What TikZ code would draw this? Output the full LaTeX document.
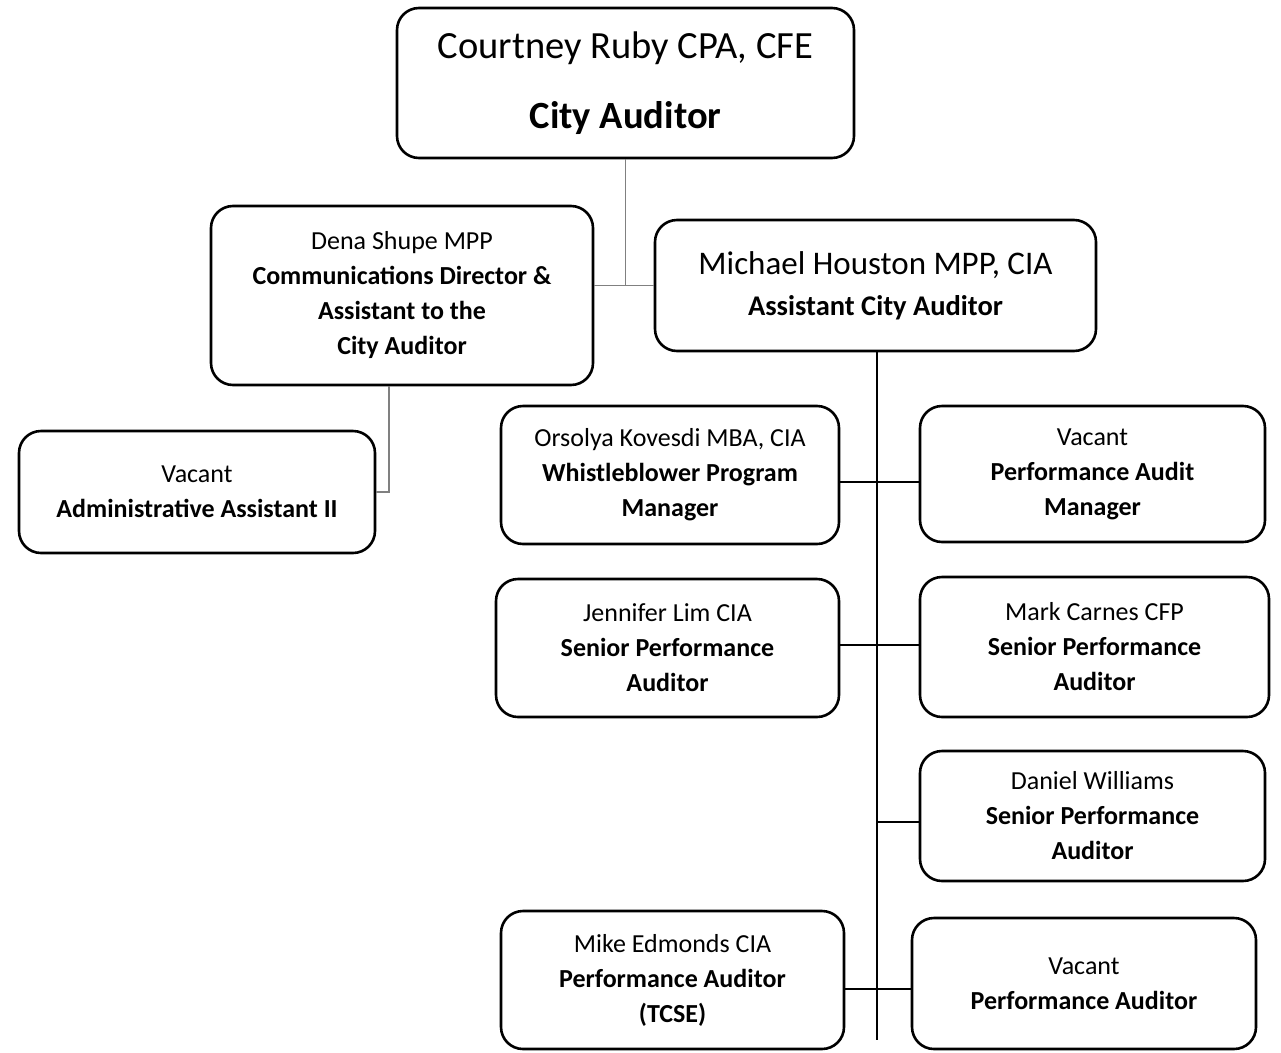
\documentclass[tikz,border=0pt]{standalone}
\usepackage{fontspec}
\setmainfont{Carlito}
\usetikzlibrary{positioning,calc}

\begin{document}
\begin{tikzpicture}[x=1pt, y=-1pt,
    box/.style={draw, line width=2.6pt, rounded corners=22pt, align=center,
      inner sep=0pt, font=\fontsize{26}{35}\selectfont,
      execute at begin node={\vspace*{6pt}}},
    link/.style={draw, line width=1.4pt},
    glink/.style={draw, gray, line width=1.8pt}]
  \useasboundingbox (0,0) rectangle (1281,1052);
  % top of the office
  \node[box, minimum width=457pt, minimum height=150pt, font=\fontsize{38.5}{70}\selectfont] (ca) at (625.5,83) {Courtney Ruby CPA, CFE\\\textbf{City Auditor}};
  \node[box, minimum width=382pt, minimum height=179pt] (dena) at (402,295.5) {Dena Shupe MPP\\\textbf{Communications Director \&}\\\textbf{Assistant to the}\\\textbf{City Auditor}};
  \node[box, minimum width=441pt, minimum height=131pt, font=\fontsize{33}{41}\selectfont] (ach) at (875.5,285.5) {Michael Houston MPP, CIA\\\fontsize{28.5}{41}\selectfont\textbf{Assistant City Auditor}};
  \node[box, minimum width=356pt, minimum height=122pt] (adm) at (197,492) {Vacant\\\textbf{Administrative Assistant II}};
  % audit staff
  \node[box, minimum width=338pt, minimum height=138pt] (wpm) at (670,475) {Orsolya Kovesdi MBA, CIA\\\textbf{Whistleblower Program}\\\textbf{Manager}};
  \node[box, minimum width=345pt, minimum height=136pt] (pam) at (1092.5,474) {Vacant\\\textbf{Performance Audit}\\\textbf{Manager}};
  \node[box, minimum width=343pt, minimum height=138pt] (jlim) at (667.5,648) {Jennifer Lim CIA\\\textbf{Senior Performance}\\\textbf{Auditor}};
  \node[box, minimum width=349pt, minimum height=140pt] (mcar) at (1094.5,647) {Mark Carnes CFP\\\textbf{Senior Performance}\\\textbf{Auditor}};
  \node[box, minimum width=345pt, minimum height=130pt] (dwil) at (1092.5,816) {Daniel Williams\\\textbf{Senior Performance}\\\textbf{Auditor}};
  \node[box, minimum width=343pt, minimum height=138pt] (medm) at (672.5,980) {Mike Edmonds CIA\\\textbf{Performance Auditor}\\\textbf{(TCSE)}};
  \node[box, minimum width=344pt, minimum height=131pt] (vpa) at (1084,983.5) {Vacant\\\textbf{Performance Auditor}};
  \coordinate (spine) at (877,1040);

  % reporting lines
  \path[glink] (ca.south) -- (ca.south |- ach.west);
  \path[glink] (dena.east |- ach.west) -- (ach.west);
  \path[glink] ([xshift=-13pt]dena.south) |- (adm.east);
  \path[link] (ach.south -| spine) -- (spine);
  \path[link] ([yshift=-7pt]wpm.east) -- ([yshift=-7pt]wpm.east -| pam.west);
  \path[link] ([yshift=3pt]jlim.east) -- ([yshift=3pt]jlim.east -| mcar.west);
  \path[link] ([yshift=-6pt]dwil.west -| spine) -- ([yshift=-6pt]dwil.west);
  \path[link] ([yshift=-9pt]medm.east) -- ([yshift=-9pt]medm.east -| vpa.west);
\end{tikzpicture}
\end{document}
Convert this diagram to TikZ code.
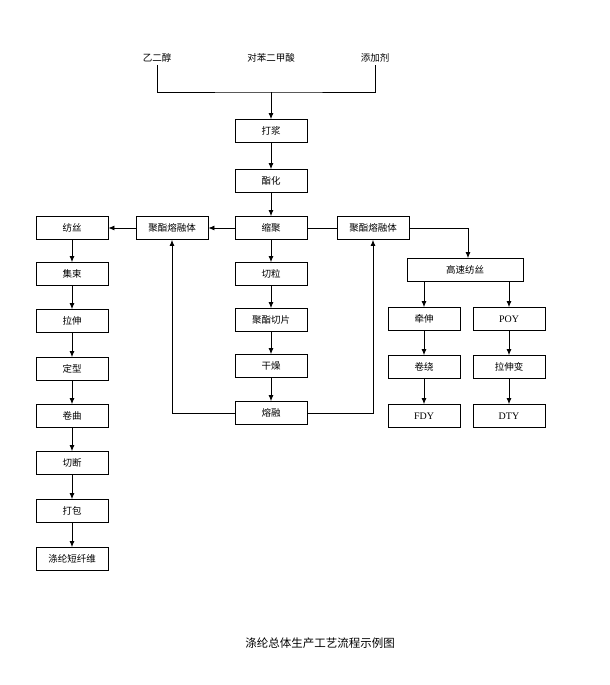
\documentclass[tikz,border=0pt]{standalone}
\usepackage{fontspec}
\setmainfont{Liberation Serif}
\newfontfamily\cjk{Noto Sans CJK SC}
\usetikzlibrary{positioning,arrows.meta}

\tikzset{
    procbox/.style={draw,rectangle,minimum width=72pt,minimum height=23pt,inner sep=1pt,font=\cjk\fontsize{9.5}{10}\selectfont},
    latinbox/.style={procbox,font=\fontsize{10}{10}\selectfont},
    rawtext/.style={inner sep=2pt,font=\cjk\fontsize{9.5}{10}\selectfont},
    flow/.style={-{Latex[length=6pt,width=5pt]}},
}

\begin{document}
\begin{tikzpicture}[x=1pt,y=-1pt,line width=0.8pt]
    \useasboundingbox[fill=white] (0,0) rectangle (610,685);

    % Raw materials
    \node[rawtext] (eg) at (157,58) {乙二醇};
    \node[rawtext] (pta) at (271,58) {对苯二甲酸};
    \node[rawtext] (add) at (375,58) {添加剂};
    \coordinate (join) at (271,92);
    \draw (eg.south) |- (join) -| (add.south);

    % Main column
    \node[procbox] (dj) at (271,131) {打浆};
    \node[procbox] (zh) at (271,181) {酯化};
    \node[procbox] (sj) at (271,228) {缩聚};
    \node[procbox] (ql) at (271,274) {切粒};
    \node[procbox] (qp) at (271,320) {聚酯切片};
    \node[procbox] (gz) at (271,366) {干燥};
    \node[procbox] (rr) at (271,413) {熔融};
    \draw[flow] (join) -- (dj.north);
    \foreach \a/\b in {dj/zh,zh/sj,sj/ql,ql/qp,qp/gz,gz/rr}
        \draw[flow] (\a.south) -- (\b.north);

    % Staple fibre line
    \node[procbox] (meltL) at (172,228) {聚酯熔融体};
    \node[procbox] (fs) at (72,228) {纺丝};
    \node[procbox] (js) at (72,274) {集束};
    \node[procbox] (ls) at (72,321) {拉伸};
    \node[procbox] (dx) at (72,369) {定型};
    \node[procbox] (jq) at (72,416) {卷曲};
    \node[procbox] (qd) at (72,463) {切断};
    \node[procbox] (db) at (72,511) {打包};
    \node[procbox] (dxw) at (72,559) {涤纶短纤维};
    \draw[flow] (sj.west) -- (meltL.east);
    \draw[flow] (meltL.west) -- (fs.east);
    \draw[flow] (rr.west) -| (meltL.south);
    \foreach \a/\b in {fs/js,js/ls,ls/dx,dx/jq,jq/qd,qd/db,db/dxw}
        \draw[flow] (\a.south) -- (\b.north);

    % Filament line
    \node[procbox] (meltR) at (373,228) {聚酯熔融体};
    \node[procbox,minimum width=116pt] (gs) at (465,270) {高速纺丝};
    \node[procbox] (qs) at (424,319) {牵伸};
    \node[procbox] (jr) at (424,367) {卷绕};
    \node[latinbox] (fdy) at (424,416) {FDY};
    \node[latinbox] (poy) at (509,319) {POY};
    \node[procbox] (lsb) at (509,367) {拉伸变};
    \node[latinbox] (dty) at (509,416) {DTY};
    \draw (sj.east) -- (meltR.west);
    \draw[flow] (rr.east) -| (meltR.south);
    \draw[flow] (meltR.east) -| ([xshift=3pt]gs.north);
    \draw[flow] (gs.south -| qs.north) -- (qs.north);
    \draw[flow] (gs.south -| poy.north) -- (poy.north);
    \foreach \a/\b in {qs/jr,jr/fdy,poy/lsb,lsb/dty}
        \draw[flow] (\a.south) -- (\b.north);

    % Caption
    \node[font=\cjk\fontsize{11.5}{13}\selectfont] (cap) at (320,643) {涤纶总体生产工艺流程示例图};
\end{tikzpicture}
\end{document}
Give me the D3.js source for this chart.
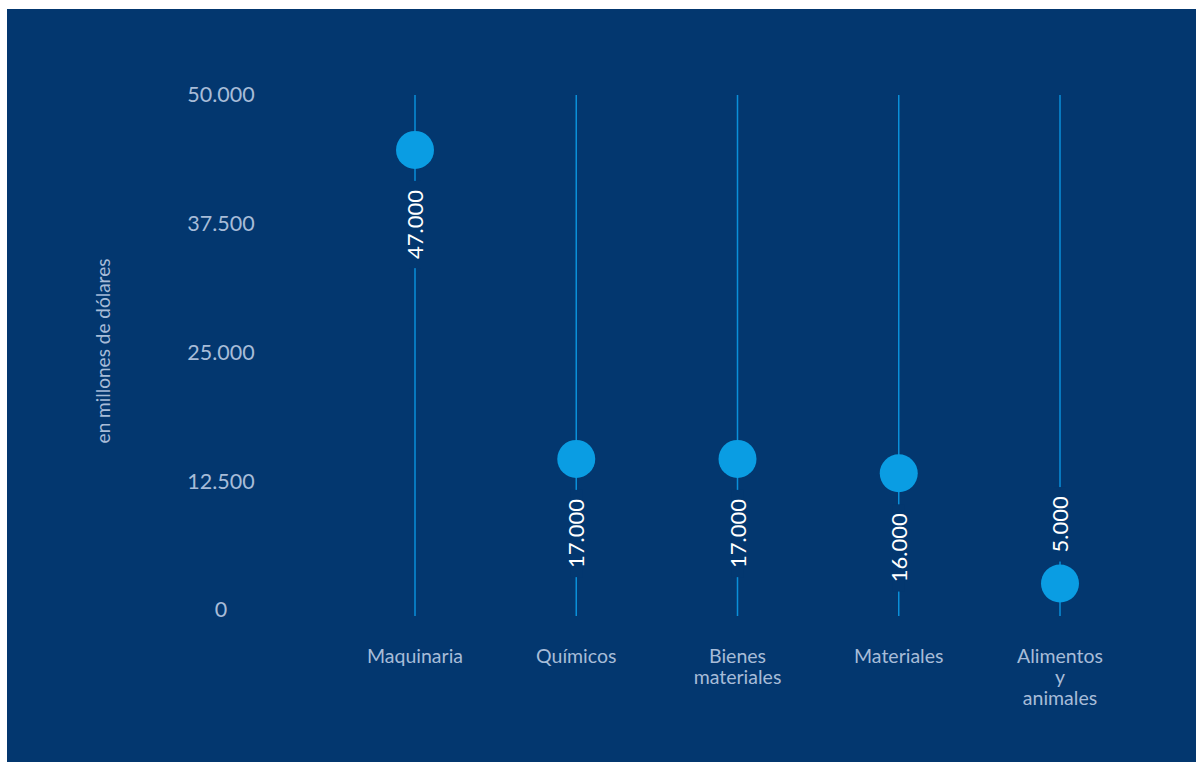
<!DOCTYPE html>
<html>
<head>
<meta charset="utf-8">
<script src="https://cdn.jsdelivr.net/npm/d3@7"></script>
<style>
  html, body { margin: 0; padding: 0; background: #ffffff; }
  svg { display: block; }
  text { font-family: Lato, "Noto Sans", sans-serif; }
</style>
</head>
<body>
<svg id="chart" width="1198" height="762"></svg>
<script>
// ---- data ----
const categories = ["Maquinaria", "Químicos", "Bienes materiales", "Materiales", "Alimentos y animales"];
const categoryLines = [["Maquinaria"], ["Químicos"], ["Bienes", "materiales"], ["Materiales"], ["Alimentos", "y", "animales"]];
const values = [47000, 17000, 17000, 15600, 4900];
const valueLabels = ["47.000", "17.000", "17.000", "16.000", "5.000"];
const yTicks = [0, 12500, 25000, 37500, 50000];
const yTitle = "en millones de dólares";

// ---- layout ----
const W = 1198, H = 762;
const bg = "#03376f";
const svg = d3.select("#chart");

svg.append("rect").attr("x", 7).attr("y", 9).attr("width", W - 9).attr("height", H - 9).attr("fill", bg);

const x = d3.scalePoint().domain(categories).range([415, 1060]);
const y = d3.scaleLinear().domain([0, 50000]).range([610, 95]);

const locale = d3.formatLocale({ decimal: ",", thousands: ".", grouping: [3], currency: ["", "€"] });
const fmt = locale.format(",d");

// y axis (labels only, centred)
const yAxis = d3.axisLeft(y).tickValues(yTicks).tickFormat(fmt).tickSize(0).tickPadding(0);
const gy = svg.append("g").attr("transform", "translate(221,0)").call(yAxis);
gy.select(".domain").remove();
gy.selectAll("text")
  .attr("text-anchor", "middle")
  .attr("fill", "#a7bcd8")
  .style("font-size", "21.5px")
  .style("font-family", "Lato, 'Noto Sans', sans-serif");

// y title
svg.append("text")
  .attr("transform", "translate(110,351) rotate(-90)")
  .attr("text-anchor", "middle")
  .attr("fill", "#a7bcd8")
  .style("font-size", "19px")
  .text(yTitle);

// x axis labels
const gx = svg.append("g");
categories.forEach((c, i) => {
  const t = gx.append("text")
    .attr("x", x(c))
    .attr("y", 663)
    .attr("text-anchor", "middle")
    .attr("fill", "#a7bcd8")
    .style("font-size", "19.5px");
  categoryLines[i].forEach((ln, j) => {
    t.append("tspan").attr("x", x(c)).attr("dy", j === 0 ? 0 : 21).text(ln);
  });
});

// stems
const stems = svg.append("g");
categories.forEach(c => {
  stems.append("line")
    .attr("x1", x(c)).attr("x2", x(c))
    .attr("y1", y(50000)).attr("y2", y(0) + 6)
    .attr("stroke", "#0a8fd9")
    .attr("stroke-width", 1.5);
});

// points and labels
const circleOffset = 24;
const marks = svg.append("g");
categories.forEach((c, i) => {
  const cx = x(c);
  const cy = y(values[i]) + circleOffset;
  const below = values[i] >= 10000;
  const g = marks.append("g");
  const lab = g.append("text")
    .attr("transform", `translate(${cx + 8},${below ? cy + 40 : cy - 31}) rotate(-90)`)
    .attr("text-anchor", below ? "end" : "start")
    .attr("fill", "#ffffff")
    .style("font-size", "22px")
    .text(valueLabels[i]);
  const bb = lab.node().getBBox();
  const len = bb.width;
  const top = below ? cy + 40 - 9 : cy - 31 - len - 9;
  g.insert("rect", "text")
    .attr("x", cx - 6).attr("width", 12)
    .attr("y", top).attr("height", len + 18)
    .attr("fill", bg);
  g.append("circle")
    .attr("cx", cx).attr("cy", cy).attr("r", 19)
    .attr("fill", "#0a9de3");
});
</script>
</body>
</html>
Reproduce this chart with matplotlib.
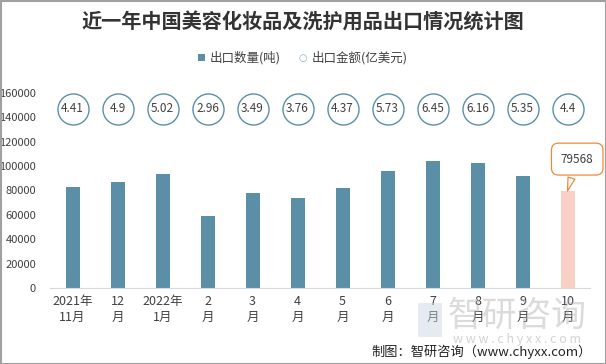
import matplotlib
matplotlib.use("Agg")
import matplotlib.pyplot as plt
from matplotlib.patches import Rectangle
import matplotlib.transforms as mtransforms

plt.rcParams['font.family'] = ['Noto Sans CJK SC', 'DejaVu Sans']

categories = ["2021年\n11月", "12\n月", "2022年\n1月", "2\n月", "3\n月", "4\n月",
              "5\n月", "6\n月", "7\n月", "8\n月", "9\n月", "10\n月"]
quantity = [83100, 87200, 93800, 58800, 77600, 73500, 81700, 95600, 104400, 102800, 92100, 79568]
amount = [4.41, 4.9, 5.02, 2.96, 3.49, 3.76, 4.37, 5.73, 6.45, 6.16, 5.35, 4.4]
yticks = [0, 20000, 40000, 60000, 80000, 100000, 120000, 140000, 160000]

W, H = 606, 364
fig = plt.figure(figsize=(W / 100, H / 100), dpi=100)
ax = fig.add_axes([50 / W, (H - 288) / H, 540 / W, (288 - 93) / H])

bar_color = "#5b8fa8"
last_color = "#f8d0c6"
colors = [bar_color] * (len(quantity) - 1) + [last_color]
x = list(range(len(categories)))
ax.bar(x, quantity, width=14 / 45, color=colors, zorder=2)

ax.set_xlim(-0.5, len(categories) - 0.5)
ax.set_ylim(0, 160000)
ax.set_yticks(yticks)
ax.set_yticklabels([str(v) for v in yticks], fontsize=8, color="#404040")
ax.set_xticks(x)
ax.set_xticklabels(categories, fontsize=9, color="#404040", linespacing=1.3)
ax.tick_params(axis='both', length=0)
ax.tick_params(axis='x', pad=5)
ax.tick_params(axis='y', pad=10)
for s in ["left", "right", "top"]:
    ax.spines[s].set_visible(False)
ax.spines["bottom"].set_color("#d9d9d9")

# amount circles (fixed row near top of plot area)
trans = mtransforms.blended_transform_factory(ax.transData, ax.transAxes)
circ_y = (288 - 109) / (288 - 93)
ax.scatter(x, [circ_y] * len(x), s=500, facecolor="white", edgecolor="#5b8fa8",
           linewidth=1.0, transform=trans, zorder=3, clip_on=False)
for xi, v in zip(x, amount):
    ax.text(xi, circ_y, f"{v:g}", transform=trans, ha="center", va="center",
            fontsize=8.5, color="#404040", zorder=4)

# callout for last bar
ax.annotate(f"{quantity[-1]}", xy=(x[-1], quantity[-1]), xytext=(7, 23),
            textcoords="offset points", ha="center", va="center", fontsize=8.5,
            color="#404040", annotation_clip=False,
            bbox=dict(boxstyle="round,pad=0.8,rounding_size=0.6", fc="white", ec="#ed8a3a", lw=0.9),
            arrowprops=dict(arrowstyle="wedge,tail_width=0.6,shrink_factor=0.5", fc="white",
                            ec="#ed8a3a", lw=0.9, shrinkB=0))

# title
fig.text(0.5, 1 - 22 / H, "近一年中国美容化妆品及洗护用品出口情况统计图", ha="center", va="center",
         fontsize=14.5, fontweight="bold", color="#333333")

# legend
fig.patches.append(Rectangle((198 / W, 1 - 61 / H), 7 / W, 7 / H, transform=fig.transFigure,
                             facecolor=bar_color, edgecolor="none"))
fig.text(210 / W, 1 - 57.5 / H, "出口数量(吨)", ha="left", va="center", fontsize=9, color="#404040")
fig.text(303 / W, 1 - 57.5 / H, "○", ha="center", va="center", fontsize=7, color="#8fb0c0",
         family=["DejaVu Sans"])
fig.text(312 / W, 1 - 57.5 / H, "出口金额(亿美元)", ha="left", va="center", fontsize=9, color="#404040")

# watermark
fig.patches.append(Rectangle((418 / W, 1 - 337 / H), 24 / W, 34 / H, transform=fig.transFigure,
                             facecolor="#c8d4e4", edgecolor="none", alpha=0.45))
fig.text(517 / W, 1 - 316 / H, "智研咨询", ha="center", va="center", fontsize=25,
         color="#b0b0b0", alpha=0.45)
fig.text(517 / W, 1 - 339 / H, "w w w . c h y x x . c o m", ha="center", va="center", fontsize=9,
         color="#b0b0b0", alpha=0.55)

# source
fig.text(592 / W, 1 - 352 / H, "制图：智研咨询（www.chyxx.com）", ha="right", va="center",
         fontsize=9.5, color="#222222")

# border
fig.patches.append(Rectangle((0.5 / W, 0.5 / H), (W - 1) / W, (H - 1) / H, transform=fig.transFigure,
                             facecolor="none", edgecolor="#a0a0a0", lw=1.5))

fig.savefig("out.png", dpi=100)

> **REQUIRED WORK**: Search the entries for the word "code" and gather every line where it appears.

> **WORKED ANSWER**:
What TikZ code would draw this? Output the full LaTeX document.
Convert this diagram to TikZ code.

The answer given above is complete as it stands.